The friend said she knows he is a good man but cannot understand why he acted as he did.
"What hurts her the most is that he never took any responsibility for any of it. Lots of successful men have mistresses. They think it is okay because they have money and fame. He acted like a rock star and Michelle believes he acted more and more like one as their marriage went on.
"If he had put his hands up and said 'look this happened, I made a mistake and I am sorry'. But he wouldn't do that. It was incredibly disrespectful. And Michelle had believed him and stood by him for so long. It caused her a great deal of pain. But part of her understands him and will always love him."
In the past few years, friends say Michelle has been writing again and practising meditation, yoga classes and attending seminars by renowned spiritual teacher Eckhart
Tolle, who travels the world helping people find inner peace and greater fulfilment in their lives.
Her spirituality was clear in court. Each day she brought with her a small statue of Buddha, special coloured mists to reflect her mood and a picture of her brother, property tycoon Patrick Rocca, who died tragically by suicide in January 2009. A friend said: "She felt Patrick's presence with her through it all.
"Michelle has done a lot of work on herself in recent years and has become very strong. She sees everything as a lesson and she doesn't want to be a victim in any of this. Even after the court case, you saw pictures of her smiling with her sister, Laura. They have been able to laugh together, even in the darkest moments."
The dispute had been going on for eight years and, the friend says, it took its toll on Michelle in many ways.
"When it first started, she had just had a baby and she was dealing with Patrick. Patrick's death was like a bomb going off in the family. Michelle believes she got post-natal depression after the shock of it all.
"But she firmly believes you have to have faith in yourself and found that, even at her lowest hour, it kicked in.
"She decided, going into court this time, not to do any PR. And she hasn't read any of the newspaper reports since because she wants to protect herself from all of that. Just like Nigella Lawson, her philosophy has always been silence, and dignity. And she believes that will see her through."
Speaking of her feelings towards Van now, the friend said: "She understands him and - in many ways - she will always love him because he was there for her."
In the run up to the case, friends say that Michelle was in a hairdressers when she overheard a woman in another chair give out about "that Michelle one up there fighting over a view".
The woman didn't realise Michelle was there and afterwards the pretty brunette dismissed it to her inner circle, saying "you have to rise above it".
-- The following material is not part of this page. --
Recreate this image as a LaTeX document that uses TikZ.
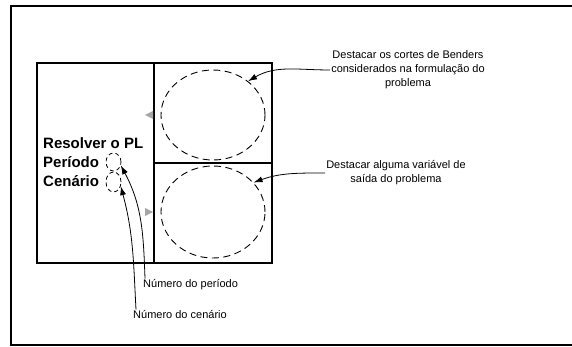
\documentclass[tikz,border=0pt]{standalone}
\usepackage{fontspec}
\setmainfont{Liberation Sans}
\usetikzlibrary{arrows.meta,shapes.geometric}

\begin{document}
\begin{tikzpicture}[x=1pt, y=-1pt,
		caixa/.style={line width=1.4pt},
		destaque/.style={shape=ellipse, draw, dashed, dash pattern=on 7pt off 4.5pt, line width=.9pt, inner sep=0pt},
		marca/.style={shape=ellipse, draw, dashed, dash pattern=on 4pt off 3pt, line width=.8pt, inner sep=0pt},
		legenda/.style={font=\fontsize{11}{14}\selectfont, inner sep=1pt},
		titulo/.style={font=\bfseries\fontsize{15}{19}\selectfont, inner sep=0pt, anchor=base west},
		seta/.style={-{Latex[length=9pt,width=6pt]}, line width=.8pt}]
			\useasboundingbox (0,0) rectangle (572,347);
			\clip (0,0) rectangle (572,347);
			% moldura
			\draw [line width=2pt] (580,6) -- (11,6) -- (11,345) -- (580,345);
			% caixas
			\coordinate (no) at (37,63);
			\coordinate (se) at (272,263);
			\draw [caixa] (no) rectangle (se);
			\draw [caixa] (154,63) -- (154,263);
			\draw [caixa] (154,163) -- (272,163);
			\fill [gray!70] (145,115) -- (153,111) -- (153,119) -- cycle;
			\fill [gray!70] (153,212) -- (145,208) -- (145,216) -- cycle;
			% elipses
			\node (cortes) at (213,115) [destaque, minimum width=104pt, minimum height=90pt] {};
			\node (saida) at (213,212) [destaque, minimum width=104pt, minimum height=92pt] {};
			% texto da caixa
			\node (resolver) at (43,148.5) [titulo] {Resolver o PL};
			\node (periodo) at (43,167.5) [titulo] {Período};
			\node (cenario) at (43,187) [titulo] {Cenário};
			\node (numper) at (113.5,162) [marca, minimum width=15pt, minimum height=18pt] {};
			\node (numcen) at (113.5,182) [marca, minimum width=15pt, minimum height=20pt] {};
			% legendas
			\node (txtcortes) at (408,70) [legenda, align=center] {Destacar os cortes de Benders\\considerados na formulação do\\problema};
			\node (txtsaida) at (396,173) [legenda, align=center] {Destacar alguma variável de\\saída do problema};
			\node (txtper) at (142,285) [legenda, anchor=west] {Número do período};
			\node (txtcen) at (132,315) [legenda, anchor=west] {Número do cenário};
			\draw [seta] (txtcortes.west) to [out=180, in=30] (cortes.44);
			\draw [seta] (txtsaida.west) to [out=180, in=20] (saida.36);
			\draw [seta] ([xshift=3pt]txtper.north west) to [out=92, in=-62] (numper.-25);
			\draw [seta] ([xshift=4pt]txtcen.north west) to [out=93, in=-75] (numcen.-30);
		\end{tikzpicture}
\end{document}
Friends say she made sure to drive the children to school the next day and say she has an inner contentment and no regrets over how she has handled the knocks life has thrown at her.
"She believes she just has to accept it now and align herself with what is. She has let go of the beautiful view of the seafront from her back garden and her kitchen window, but is glad she took the course she did. She feels, despite everything that has happened, it was worthwhile, because of the lessons she has learned."
The friend added: "It is her home and right now she feels she won't move house. It is safe and it's close to the DART, so it's practical, too." In addition to her Miss Ireland title and television work, Michelle also read for a Master's in philosophy focusing on women's studies and psychology at Trinity College Dublin and then completed a Master's in English at Bristol University, England.
She is currently working on self-help books but it is not known if Michelle will ever pen a book about her time with Van. The friend said: "She may do so in the future if she chooses."